───── EXTRACTED RECORDS

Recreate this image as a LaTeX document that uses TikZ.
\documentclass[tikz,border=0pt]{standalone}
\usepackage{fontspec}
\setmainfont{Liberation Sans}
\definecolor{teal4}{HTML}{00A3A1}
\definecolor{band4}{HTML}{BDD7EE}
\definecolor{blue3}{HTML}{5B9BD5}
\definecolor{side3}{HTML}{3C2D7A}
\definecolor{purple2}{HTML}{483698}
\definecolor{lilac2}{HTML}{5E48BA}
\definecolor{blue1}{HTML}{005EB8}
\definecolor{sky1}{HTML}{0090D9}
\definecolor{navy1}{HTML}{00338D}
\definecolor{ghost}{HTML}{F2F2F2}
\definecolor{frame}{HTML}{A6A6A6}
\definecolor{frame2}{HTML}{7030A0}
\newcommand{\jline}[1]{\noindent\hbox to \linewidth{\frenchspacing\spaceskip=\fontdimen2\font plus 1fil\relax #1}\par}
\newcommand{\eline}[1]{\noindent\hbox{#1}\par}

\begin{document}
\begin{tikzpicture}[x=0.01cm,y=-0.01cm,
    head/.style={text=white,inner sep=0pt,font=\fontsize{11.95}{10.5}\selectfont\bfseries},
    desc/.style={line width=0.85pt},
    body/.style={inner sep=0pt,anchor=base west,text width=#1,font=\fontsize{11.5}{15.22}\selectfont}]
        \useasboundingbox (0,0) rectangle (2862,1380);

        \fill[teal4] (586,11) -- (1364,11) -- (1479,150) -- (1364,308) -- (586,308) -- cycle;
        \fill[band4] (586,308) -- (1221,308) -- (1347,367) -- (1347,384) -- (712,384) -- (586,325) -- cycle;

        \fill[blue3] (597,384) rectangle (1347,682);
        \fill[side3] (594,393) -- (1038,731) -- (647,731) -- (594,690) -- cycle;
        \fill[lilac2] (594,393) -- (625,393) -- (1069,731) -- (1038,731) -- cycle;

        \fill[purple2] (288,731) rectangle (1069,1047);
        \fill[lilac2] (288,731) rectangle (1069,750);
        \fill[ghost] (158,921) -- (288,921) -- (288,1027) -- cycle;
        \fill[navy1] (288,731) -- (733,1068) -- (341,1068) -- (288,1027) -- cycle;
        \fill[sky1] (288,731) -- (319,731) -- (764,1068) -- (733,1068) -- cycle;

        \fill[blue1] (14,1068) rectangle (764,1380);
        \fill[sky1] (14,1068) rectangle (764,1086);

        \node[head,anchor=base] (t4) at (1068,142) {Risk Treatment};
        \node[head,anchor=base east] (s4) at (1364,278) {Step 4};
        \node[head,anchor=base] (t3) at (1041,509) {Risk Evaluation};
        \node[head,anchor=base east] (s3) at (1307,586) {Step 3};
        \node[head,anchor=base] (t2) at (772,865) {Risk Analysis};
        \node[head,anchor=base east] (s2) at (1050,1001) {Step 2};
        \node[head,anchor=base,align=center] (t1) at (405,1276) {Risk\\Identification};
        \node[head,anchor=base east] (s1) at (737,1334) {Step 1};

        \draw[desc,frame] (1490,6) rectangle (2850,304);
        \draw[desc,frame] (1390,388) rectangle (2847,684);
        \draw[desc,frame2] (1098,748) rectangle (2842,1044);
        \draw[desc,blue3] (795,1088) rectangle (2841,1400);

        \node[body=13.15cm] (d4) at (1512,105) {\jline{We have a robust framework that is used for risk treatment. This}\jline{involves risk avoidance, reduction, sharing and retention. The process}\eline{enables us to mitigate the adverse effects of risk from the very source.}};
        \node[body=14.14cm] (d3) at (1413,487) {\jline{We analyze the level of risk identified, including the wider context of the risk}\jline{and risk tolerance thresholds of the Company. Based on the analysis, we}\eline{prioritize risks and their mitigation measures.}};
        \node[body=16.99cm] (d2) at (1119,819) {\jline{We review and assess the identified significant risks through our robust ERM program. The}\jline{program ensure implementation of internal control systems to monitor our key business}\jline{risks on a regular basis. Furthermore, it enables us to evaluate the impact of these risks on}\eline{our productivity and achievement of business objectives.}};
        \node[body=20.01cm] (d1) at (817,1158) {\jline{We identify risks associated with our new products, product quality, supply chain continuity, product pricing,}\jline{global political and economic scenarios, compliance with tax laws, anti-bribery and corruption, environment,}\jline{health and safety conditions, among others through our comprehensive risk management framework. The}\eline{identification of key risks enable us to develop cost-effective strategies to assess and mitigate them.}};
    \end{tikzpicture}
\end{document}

──────────
───── EXTRACTED RECORDS

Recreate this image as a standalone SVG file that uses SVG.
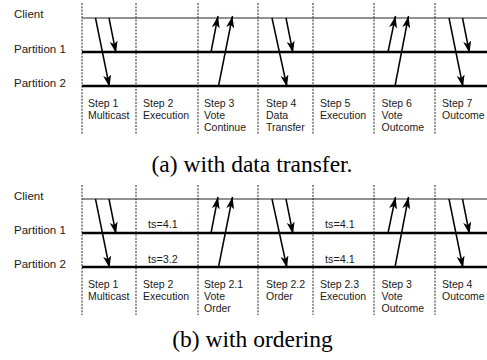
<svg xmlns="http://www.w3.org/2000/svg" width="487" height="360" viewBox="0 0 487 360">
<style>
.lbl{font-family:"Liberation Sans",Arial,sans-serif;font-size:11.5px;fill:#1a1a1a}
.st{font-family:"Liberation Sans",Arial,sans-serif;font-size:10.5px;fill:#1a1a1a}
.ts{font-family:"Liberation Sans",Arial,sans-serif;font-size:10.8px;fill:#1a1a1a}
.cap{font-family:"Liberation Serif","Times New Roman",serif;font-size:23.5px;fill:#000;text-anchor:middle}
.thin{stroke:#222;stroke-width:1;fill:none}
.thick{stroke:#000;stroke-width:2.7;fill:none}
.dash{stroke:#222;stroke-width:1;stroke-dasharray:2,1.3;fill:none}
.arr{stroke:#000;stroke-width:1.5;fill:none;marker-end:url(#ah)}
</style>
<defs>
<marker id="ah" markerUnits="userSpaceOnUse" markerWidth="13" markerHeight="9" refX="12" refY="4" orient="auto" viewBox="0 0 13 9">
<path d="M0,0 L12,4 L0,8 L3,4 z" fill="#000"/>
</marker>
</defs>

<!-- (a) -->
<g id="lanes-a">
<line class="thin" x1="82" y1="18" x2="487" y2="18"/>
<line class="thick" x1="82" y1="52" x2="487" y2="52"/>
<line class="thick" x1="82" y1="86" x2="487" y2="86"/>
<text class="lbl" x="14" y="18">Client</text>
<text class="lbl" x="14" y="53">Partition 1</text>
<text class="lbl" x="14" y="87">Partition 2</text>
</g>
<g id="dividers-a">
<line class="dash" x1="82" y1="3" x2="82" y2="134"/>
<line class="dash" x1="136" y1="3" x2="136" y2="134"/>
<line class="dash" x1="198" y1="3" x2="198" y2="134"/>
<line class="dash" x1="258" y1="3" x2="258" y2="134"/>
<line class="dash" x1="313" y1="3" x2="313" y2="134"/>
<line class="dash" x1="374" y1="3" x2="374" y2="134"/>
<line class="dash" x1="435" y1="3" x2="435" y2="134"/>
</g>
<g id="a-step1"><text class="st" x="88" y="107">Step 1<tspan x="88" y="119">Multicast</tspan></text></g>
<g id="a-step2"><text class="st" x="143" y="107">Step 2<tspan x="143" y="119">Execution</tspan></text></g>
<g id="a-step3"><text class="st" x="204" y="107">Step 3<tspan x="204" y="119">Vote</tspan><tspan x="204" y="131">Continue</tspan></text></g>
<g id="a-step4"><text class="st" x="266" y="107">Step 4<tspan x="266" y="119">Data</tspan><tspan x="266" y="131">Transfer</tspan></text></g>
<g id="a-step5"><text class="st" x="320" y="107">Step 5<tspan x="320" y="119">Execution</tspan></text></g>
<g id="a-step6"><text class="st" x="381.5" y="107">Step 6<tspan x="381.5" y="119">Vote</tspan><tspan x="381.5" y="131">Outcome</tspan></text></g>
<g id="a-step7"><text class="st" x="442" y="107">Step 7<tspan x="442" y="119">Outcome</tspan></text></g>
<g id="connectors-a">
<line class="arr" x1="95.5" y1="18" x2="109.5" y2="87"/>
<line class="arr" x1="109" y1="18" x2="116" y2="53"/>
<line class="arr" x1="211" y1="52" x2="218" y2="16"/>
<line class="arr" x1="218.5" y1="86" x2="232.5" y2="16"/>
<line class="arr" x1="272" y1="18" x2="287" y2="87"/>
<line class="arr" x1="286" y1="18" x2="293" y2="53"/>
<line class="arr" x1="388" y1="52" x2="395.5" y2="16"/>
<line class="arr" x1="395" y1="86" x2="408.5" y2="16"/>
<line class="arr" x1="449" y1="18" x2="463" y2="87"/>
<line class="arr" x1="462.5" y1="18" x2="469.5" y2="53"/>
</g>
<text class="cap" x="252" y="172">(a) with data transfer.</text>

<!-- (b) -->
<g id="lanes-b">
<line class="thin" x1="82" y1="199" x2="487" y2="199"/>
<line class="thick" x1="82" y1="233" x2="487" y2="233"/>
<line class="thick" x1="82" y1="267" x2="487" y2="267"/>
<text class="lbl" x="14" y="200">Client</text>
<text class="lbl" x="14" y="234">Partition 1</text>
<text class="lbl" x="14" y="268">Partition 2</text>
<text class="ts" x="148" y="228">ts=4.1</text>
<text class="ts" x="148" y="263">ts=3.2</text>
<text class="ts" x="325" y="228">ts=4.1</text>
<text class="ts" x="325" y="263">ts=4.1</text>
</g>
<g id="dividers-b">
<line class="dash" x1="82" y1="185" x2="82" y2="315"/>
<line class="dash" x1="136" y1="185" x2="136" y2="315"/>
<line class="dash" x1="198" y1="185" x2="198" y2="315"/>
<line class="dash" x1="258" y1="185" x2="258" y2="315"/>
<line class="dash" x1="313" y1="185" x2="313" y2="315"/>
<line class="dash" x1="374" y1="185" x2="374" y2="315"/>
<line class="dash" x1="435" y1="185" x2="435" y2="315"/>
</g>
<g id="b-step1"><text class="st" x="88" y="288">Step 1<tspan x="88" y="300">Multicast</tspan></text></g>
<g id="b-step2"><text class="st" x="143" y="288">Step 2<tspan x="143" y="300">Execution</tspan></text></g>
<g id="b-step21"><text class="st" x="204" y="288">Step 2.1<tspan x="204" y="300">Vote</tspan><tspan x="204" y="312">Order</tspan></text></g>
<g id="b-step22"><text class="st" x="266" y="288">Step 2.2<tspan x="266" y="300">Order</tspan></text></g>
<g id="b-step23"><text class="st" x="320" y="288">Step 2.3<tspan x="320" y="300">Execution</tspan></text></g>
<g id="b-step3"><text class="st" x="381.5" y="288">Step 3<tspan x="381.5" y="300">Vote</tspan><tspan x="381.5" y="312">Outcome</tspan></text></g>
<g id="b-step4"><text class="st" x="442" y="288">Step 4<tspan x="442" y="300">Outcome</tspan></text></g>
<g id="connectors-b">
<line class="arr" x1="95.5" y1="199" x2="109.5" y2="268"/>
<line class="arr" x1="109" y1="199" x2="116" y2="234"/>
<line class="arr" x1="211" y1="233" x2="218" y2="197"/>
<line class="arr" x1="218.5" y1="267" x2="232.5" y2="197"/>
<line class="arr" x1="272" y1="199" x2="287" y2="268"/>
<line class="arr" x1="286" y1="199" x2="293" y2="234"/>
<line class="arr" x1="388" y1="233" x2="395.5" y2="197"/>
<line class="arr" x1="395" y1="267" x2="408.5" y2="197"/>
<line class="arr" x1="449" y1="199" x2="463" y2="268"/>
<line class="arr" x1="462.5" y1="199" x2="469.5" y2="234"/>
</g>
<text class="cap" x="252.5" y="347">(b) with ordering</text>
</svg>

──────────
───── EXTRACTED RECORDS

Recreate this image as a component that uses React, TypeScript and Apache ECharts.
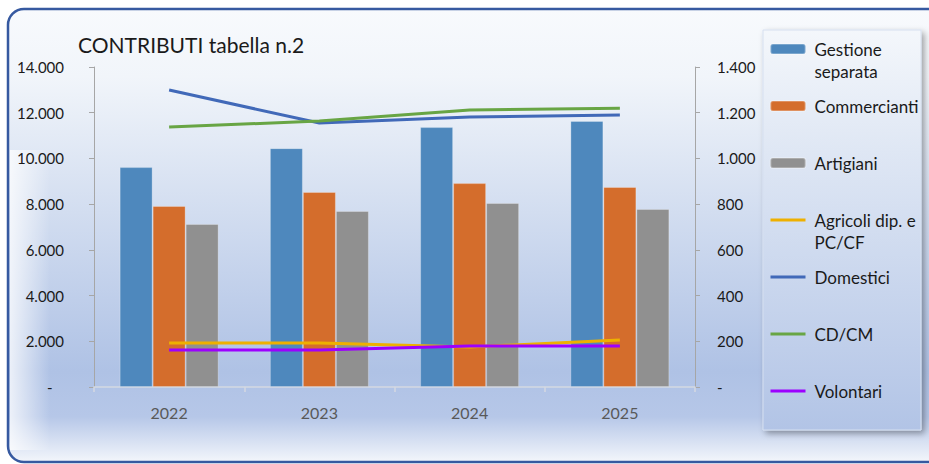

──────────

**EXERCISE GOAL**
Return the lines from the line with "Recreate this image as a LaTeX" through the line with "(14,1068) rectangle (764,1086);", inclusive, exactly as they stand, and nothing else.

**TASK RESPONSE**
Recreate this image as a LaTeX document that uses TikZ.
\documentclass[tikz,border=0pt]{standalone}
\usepackage{fontspec}
\setmainfont{Liberation Sans}
\definecolor{teal4}{HTML}{00A3A1}
\definecolor{band4}{HTML}{BDD7EE}
\definecolor{blue3}{HTML}{5B9BD5}
\definecolor{side3}{HTML}{3C2D7A}
\definecolor{purple2}{HTML}{483698}
\definecolor{lilac2}{HTML}{5E48BA}
\definecolor{blue1}{HTML}{005EB8}
\definecolor{sky1}{HTML}{0090D9}
\definecolor{navy1}{HTML}{00338D}
\definecolor{ghost}{HTML}{F2F2F2}
\definecolor{frame}{HTML}{A6A6A6}
\definecolor{frame2}{HTML}{7030A0}
\newcommand{\jline}[1]{\noindent\hbox to \linewidth{\frenchspacing\spaceskip=\fontdimen2\font plus 1fil\relax #1}\par}
\newcommand{\eline}[1]{\noindent\hbox{#1}\par}

\begin{document}
\begin{tikzpicture}[x=0.01cm,y=-0.01cm,
    head/.style={text=white,inner sep=0pt,font=\fontsize{11.95}{10.5}\selectfont\bfseries},
    desc/.style={line width=0.85pt},
    body/.style={inner sep=0pt,anchor=base west,text width=#1,font=\fontsize{11.5}{15.22}\selectfont}]
        \useasboundingbox (0,0) rectangle (2862,1380);

        \fill[teal4] (586,11) -- (1364,11) -- (1479,150) -- (1364,308) -- (586,308) -- cycle;
        \fill[band4] (586,308) -- (1221,308) -- (1347,367) -- (1347,384) -- (712,384) -- (586,325) -- cycle;

        \fill[blue3] (597,384) rectangle (1347,682);
        \fill[side3] (594,393) -- (1038,731) -- (647,731) -- (594,690) -- cycle;
        \fill[lilac2] (594,393) -- (625,393) -- (1069,731) -- (1038,731) -- cycle;

        \fill[purple2] (288,731) rectangle (1069,1047);
        \fill[lilac2] (288,731) rectangle (1069,750);
        \fill[ghost] (158,921) -- (288,921) -- (288,1027) -- cycle;
        \fill[navy1] (288,731) -- (733,1068) -- (341,1068) -- (288,1027) -- cycle;
        \fill[sky1] (288,731) -- (319,731) -- (764,1068) -- (733,1068) -- cycle;

        \fill[blue1] (14,1068) rectangle (764,1380);
        \fill[sky1] (14,1068) rectangle (764,1086);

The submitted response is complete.